WRITTEN INSTRUCTION –
Extract exactly the lines from the top of the records through the line containing "cscale = alt.Scale(domain=kind_domain, range=kind_colors)", and keep pictures out of the copy.

[begin ENTRIES PROVIDED]

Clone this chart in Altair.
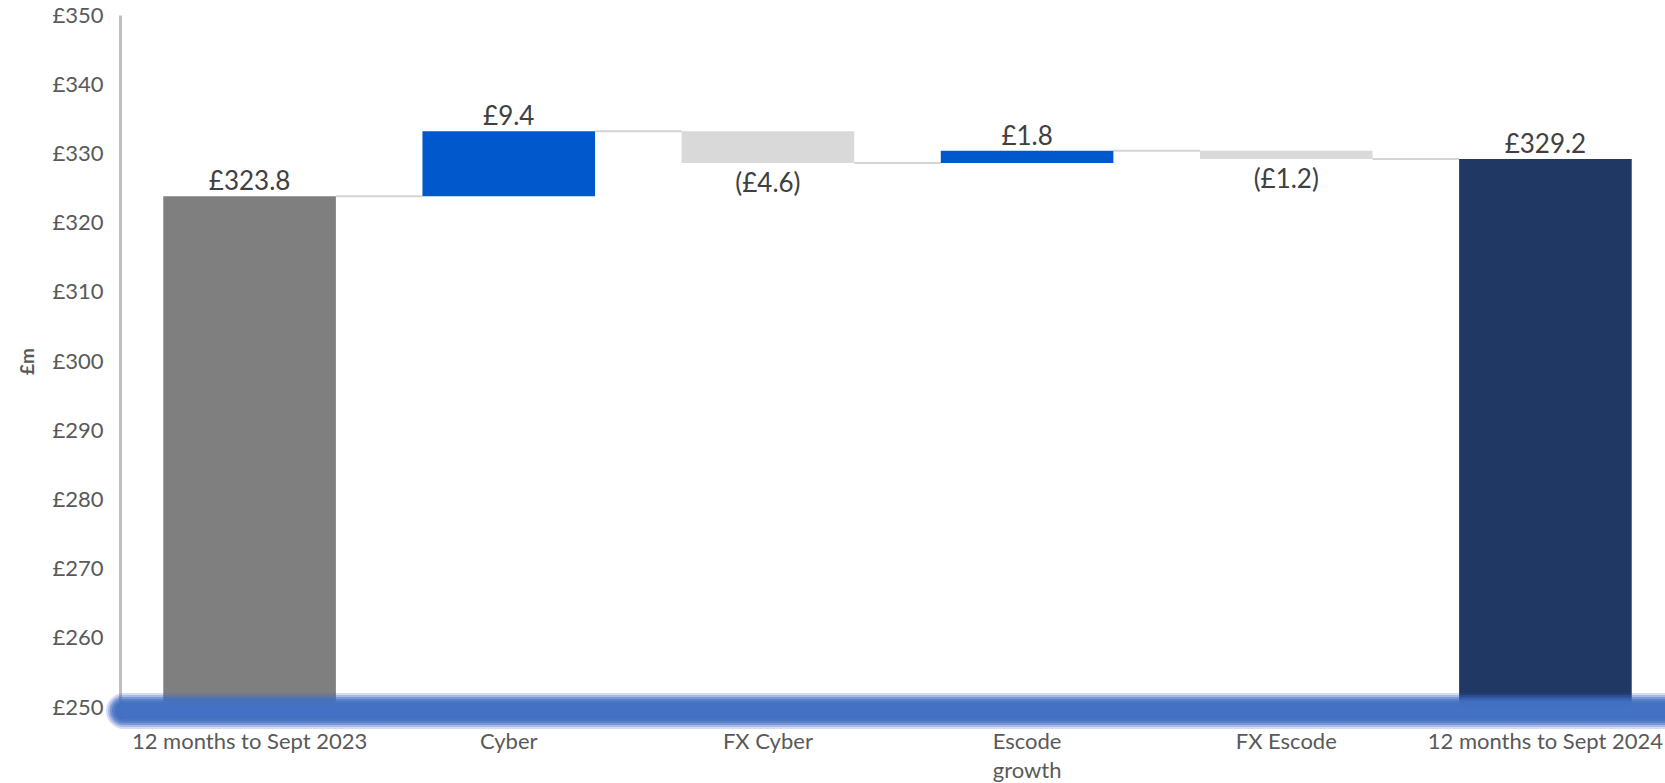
import altair as alt
import pandas as pd

# ---- data ----
categories = ["12 months to Sept 2023", "Cyber", "FX Cyber", "Escode growth", "FX Escode", "12 months to Sept 2024"]
values = [323.8, 9.4, -4.6, 1.8, -1.2, 329.2]
kinds = ["start", "increase", "decrease", "increase", "decrease", "total"]
y_ticks = [250, 260, 270, 280, 290, 300, 310, 320, 330, 340, 350]

kind_domain = ["start", "increase", "decrease", "total"]
kind_colors = ["#7F7F7F", "#0058CC", "#D9D9D9", "#203864"]

FONT = "Lato"
BASE = 250

# ---- build waterfall table ----
rows = []
running = 0.0
for cat, val, kind in zip(categories, values, kinds):
    if kind in ("start", "total"):
        lo, hi = BASE, val
        running = val
        label = f"£{val:.1f}"
    else:
        prev = running
        running = round(prev + val, 1)
        lo, hi = min(prev, running), max(prev, running)
        label = f"£{val:.1f}" if val >= 0 else f"(£{abs(val):.1f})"
    rows.append({"cat": cat, "kind": kind, "lo": lo, "hi": hi, "end": running, "label": label,
                 "pos": "below" if kind == "decrease" else "above",
                 "anchor": "total" if kind in ("start", "total") else "float"})
df = pd.DataFrame(rows)

conn = pd.DataFrame({
    "from": categories[:-1],
    "to": categories[1:],
    "level": [r["end"] for r in rows[:-1]],
})

W, H = 1545, 692
xscale = alt.Scale(domain=categories, range=[0, 1555], paddingInner=0.334, paddingOuter=0.167)
yscale = alt.Scale(domain=[BASE, 350], nice=False, zero=False)
cscale = alt.Scale(domain=kind_domain, range=kind_colors)

x_axis = alt.Axis(
    title=None, domain=False, ticks=False, labelAngle=0, labelLimit=0, labelAlign="center",
    labelFont=FONT, labelFontSize=22, labelColor="#595959", labelPadding=24,
    labelLineHeight=29, labelBaseline="top",
    labelExpr="datum.value == 'Escode growth' ? ['Escode', 'growth'] : datum.value",
)
y_axis = alt.Axis(
    title="£m", values=y_ticks, grid=False, ticks=False,
    domainColor="#BFBFBF", domainWidth=3,
    labelExpr="'£' + datum.value", labelFont=FONT, labelFontSize=22, labelColor="#595959",
    labelPadding=17, titleFont=FONT, titleFontSize=19, titleFontWeight="bold",
    titleColor="#595959", titlePadding=14,
)

base = alt.Chart(df)

# totals reach down into the glowing baseline
bars_total = base.transform_filter(alt.datum.anchor == "total").mark_bar(y2Offset=6).encode(
    x=alt.X("cat:N", scale=xscale, axis=x_axis, sort=categories),
    y=alt.Y("hi:Q", scale=yscale, axis=y_axis),
    y2="lo:Q",
    color=alt.Color("kind:N", scale=cscale, legend=None),
)
bars_float = base.transform_filter(alt.datum.anchor == "float").mark_bar().encode(
    x=alt.X("cat:N", scale=xscale, sort=categories),
    y=alt.Y("hi:Q", scale=yscale),
    y2="lo:Q",
    color=alt.Color("kind:N", scale=cscale, legend=None),
)

connectors = alt.Chart(conn).mark_rule(color="#D4D4D4", strokeWidth=2).encode(
    x=alt.X("from:N", scale=xscale, sort=categories, bandPosition=1),
    x2=alt.X2("to:N", bandPosition=0),
    y=alt.Y("level:Q", scale=yscale),
)

labels_above = base.transform_filter(alt.datum.pos == "above").mark_text(
    font=FONT, fontSize=26, color="#404040", baseline="alphabetic", dy=-6
).encode(
    x=alt.X("cat:N", scale=xscale, sort=categories),
    y=alt.Y("hi:Q", scale=yscale),
    text="label:N",
)

labels_below = base.transform_filter(alt.datum.pos == "below").mark_text(
    font=FONT, fontSize=26, color="#404040", baseline="top", dy=8
).encode(
    x=alt.X("cat:N", scale=xscale, sort=categories),
    y=alt.Y("lo:Q", scale=yscale),
    text="label:N",
)

# soft glowing blue baseline (decoration along the £250 level)
glow_layers = []
for sw, op in [(36, 0.04), (32, 0.06), (28, 0.09), (24, 0.13), (20, 0.2), (16, 0.3), (12, 0.45), (8, 0.6)]:
    glow_layers.append(
        alt.Chart(df).mark_rule(color="#4472C4", strokeWidth=sw, opacity=op, strokeCap="round", yOffset=4).encode(
            x=alt.value(4), x2=alt.value(W + 40), y=alt.datum(BASE, scale=yscale)
        )
    )

chart = alt.layer(connectors, bars_total, bars_float, *glow_layers, labels_above, labels_below).properties(
    width=W, height=H,
    autosize=alt.AutoSizeParams(type="none"),
    padding={"left": 120, "top": 15, "right": 0, "bottom": 76},
    background="white",
).configure_view(stroke=None)

chart.save("out.html", embed_options={"renderer": "svg", "actions": False})
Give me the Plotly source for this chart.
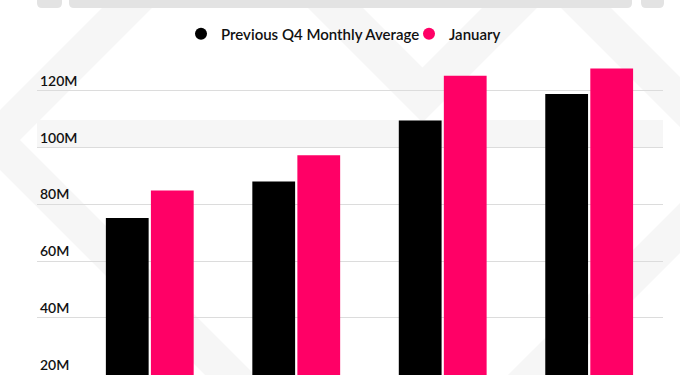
import plotly.graph_objects as go

# ---- data ----
categories = ["Group 1", "Group 2", "Group 3", "Group 4"]
prev_q4_avg = [75.2e6, 88.0e6, 109.5e6, 118.8e6]
january = [84.9e6, 97.3e6, 125.3e6, 127.8e6]
series_names = ["Previous Q4 Monthly Average", "January"]
tick_vals = [20e6, 40e6, 60e6, 80e6, 100e6, 120e6]
tick_text = ["20M", "40M", "60M", "80M", "100M", "120M"]

BLACK = "#000000"
PINK = "#ff0066"
FONT = "Lato"

W, H = 680, 375
ML, MR, MT, MB = 37, 17, 55, 0
PW, PH = W - ML - MR, H - MT - MB


def px(x, y):
    return (x - ML) / PW, (H - MB - y) / PH


def poly(points):
    pts = [px(x, y) for x, y in points]
    d = "M " + " L ".join(f"{a:.4f},{b:.4f}" for a, b in pts) + " Z"
    return dict(type="path", path=d, xref="paper", yref="paper",
                fillcolor="#f6f6f6", line=dict(width=0), layer="below")


def rounded_top_bar(x0, x1, y1, r=5):
    a0, b0 = px(x0, -5)
    a1, _ = px(x1, -5)
    _, bb = px(0, y1)
    _, br = px(0, y1 - r)
    ar0, _ = px(x0 + r, 0)
    ar1, _ = px(x1 - r, 0)
    d = (f"M {a0:.4f},{b0:.4f} L {a1:.4f},{b0:.4f} L {a1:.4f},{br:.4f} "
         f"Q {a1:.4f},{bb:.4f} {ar1:.4f},{bb:.4f} L {ar0:.4f},{bb:.4f} "
         f"Q {a0:.4f},{bb:.4f} {a0:.4f},{br:.4f} Z")
    return dict(type="path", path=d, xref="paper", yref="paper",
                fillcolor="#e3e3e3", line=dict(width=0), layer="below")


fig = go.Figure()
fig.add_trace(go.Bar(x=categories, y=prev_q4_avg, name=series_names[0],
                     marker=dict(color=BLACK, line=dict(width=0)),
                     showlegend=False))
fig.add_trace(go.Bar(x=categories, y=january, name=series_names[1],
                     marker=dict(color=PINK, line=dict(width=0)),
                     showlegend=False))
# legend entries with round markers
for nm, col in zip(series_names, [BLACK, PINK]):
    fig.add_trace(go.Scatter(x=[None], y=[None], mode="markers", name=nm,
                             marker=dict(color=col, size=12, symbol="circle")))

shapes = [
    poly([(110, 0), (160, 0), (20, 140), (255, 375), (205, 375), (-30, 140)]),
    poly([(37, 120), (663, 120), (663, 148), (37, 148)]),
    poly([(300, 0), (355, 0), (422.5, 67.5), (490, 0), (545, 0), (422.5, 122.5)]),
    poly([(553, 0), (603, 0), (768, 165), (558, 375), (508, 375), (718, 165)]),
    rounded_top_bar(37, 62, 8),
    rounded_top_bar(69, 632, 8),
    rounded_top_bar(641, 664, 8),
]

y_bottom = 19.9e6
ppm = (H - MB - 90.7) / (120 - 19.9)  # px per million
y_top = 120e6 + (90.7 - MT) / ppm * 1e6

leg_x, _ = px(181, 0)

fig.update_layout(
    width=W, height=H, autosize=False,
    margin=dict(l=ML, r=MR, t=MT, b=MB, pad=0),
    paper_bgcolor="white", plot_bgcolor="rgba(0,0,0,0)",
    font=dict(family=FONT, color="#111111", size=15),
    barmode="group", bargap=0.385, bargroupgap=0.05,
    shapes=shapes,
    showlegend=True,
    hovermode=False,
    legend=dict(orientation="h", x=leg_x, xanchor="left",
                y=1 + 21 / PH, yanchor="middle",
                entrywidth=183, entrywidthmode="pixels",
                font=dict(family=FONT, size=15, color="#111111", weight=600),
                bgcolor="rgba(0,0,0,0)", itemclick=False),
    xaxis=dict(range=[-0.770, 3.504], showticklabels=False, showgrid=False,
               zeroline=False, showline=False, ticks="", fixedrange=True),
    yaxis=dict(range=[y_bottom, y_top], tickvals=tick_vals, ticktext=tick_text,
               ticklabelposition="inside top", ticks="",
               tickfont=dict(family=FONT, size=14, color="#111111", weight=600),
               showgrid=True, gridcolor="#dcdcdc", gridwidth=1,
               zeroline=False, showline=False, fixedrange=True),
)

fig.write_html("out.html",
               config={"displayModeBar": False, "staticPlot": False},
               post_script="document.body.style.margin='0';")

[end ENTRIES PROVIDED]

ANSWER FOR THE TASK –
Clone this chart in Altair.
import altair as alt
import pandas as pd

# ---- data ----
categories = ["12 months to Sept 2023", "Cyber", "FX Cyber", "Escode growth", "FX Escode", "12 months to Sept 2024"]
values = [323.8, 9.4, -4.6, 1.8, -1.2, 329.2]
kinds = ["start", "increase", "decrease", "increase", "decrease", "total"]
y_ticks = [250, 260, 270, 280, 290, 300, 310, 320, 330, 340, 350]

kind_domain = ["start", "increase", "decrease", "total"]
kind_colors = ["#7F7F7F", "#0058CC", "#D9D9D9", "#203864"]

FONT = "Lato"
BASE = 250

# ---- build waterfall table ----
rows = []
running = 0.0
for cat, val, kind in zip(categories, values, kinds):
    if kind in ("start", "total"):
        lo, hi = BASE, val
        running = val
        label = f"£{val:.1f}"
    else:
        prev = running
        running = round(prev + val, 1)
        lo, hi = min(prev, running), max(prev, running)
        label = f"£{val:.1f}" if val >= 0 else f"(£{abs(val):.1f})"
    rows.append({"cat": cat, "kind": kind, "lo": lo, "hi": hi, "end": running, "label": label,
                 "pos": "below" if kind == "decrease" else "above",
                 "anchor": "total" if kind in ("start", "total") else "float"})
df = pd.DataFrame(rows)

conn = pd.DataFrame({
    "from": categories[:-1],
    "to": categories[1:],
    "level": [r["end"] for r in rows[:-1]],
})

W, H = 1545, 692
xscale = alt.Scale(domain=categories, range=[0, 1555], paddingInner=0.334, paddingOuter=0.167)
yscale = alt.Scale(domain=[BASE, 350], nice=False, zero=False)
cscale = alt.Scale(domain=kind_domain, range=kind_colors)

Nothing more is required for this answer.